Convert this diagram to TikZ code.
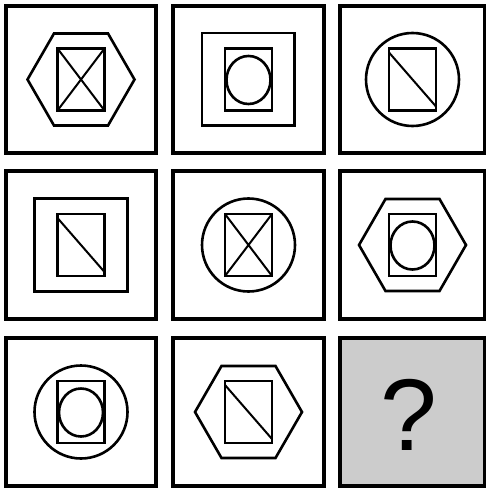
\documentclass[tikz,border=0pt]{standalone}
\usepackage{fontspec}
\setsansfont{Liberation Sans}
\begin{document}
\begin{tikzpicture}[x=1pt,y=-1pt,
  frame/.style={line width=3.4pt},
  fig/.style={line width=2.6pt},
  diag/.style={line width=2.0pt},
  hexa/.pic={\draw[fig,line join=miter] (-53.5,0)--(-27,-46)--(27,-46)--(53.5,0)--(27,46)--(-27,46)--cycle;},
  bigcirc/.pic={\draw[fig] (0,0) circle[radius=46.5];},
  midsq/.pic={\draw[fig] (-46.3,-46.3) rectangle (46.3,46.3);},
  rectx/.pic={\draw[fig] (-23.5,-31) rectangle (23.5,31);
              \draw[diag] (-23.5,-31)--(23.5,31) (-23.5,31)--(23.5,-31);},
  rectd/.pic={\draw[fig] (-23.5,-31) rectangle (23.5,31);
              \draw[diag] (-23.5,-27)--(23.5,27);},
  recto/.pic={\draw[fig] (-23.5,-31) rectangle (23.5,31);
              \draw[fig] (0,0.5) ellipse[x radius=22,y radius=24];}
]
\useasboundingbox (0,0) rectangle (486,489);
% outer frames
\draw[frame] (6,6) rectangle (156,153);
\draw[frame] (173,6) rectangle (324,153);
\draw[frame] (340,6) rectangle (484.5,153);
\draw[frame] (6,171) rectangle (156,319);
\draw[frame] (173,171) rectangle (324,319);
\draw[frame] (340,171) rectangle (484.5,319);
\draw[frame] (6,338) rectangle (156,486);
\draw[frame] (173,338) rectangle (324,486);
\draw[frame,fill=black!20] (340,338) rectangle (484.5,486);
% row 1
\pic at (81,79.5) {hexa};
\pic at (81,79.5) {rectx};
\pic at (248.3,79.5) {midsq};
\pic at (248.5,79.5) {recto};
\pic at (412.5,79.5) {bigcirc};
\pic at (412.5,79.5) {rectd};
% row 2
\pic at (81,245) {midsq};
\pic at (81,245) {rectd};
\pic at (248.5,245) {bigcirc};
\pic at (248.5,245) {rectx};
\pic at (412.5,245) {hexa};
\pic at (412.5,245) {recto};
% row 3
\pic at (81,412) {bigcirc};
\pic at (81,412) {recto};
\pic at (248.5,412) {hexa};
\pic at (248.5,412) {rectd};
\node[font=\sffamily\fontsize{102}{102}\selectfont, inner sep=0pt] (q) at (409,415) {?};
\end{tikzpicture}
\end{document}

——

The problem
Reproduce the full material exactly, excluding the pictures.

Correct answer
Convert this diagram to TikZ code.
\documentclass[tikz,border=0pt]{standalone}
\usepackage{fontspec}
\setsansfont{Liberation Sans}
\begin{document}
\begin{tikzpicture}[x=1pt,y=-1pt,
  frame/.style={line width=3.4pt},
  fig/.style={line width=2.6pt},
  diag/.style={line width=2.0pt},
  hexa/.pic={\draw[fig,line join=miter] (-53.5,0)--(-27,-46)--(27,-46)--(53.5,0)--(27,46)--(-27,46)--cycle;},
  bigcirc/.pic={\draw[fig] (0,0) circle[radius=46.5];},
  midsq/.pic={\draw[fig] (-46.3,-46.3) rectangle (46.3,46.3);},
  rectx/.pic={\draw[fig] (-23.5,-31) rectangle (23.5,31);
              \draw[diag] (-23.5,-31)--(23.5,31) (-23.5,31)--(23.5,-31);},
  rectd/.pic={\draw[fig] (-23.5,-31) rectangle (23.5,31);
              \draw[diag] (-23.5,-27)--(23.5,27);},
  recto/.pic={\draw[fig] (-23.5,-31) rectangle (23.5,31);
              \draw[fig] (0,0.5) ellipse[x radius=22,y radius=24];}
]
\useasboundingbox (0,0) rectangle (486,489);
% outer frames
\draw[frame] (6,6) rectangle (156,153);
\draw[frame] (173,6) rectangle (324,153);
\draw[frame] (340,6) rectangle (484.5,153);
\draw[frame] (6,171) rectangle (156,319);
\draw[frame] (173,171) rectangle (324,319);
\draw[frame] (340,171) rectangle (484.5,319);
\draw[frame] (6,338) rectangle (156,486);
\draw[frame] (173,338) rectangle (324,486);
\draw[frame,fill=black!20] (340,338) rectangle (484.5,486);
% row 1
\pic at (81,79.5) {hexa};
\pic at (81,79.5) {rectx};
\pic at (248.3,79.5) {midsq};
\pic at (248.5,79.5) {recto};
\pic at (412.5,79.5) {bigcirc};
\pic at (412.5,79.5) {rectd};
% row 2
\pic at (81,245) {midsq};
\pic at (81,245) {rectd};
\pic at (248.5,245) {bigcirc};
\pic at (248.5,245) {rectx};
\pic at (412.5,245) {hexa};
\pic at (412.5,245) {recto};
% row 3
\pic at (81,412) {bigcirc};
\pic at (81,412) {recto};
\pic at (248.5,412) {hexa};
\pic at (248.5,412) {rectd};
\node[font=\sffamily\fontsize{102}{102}\selectfont, inner sep=0pt] (q) at (409,415) {?};
\end{tikzpicture}
\end{document}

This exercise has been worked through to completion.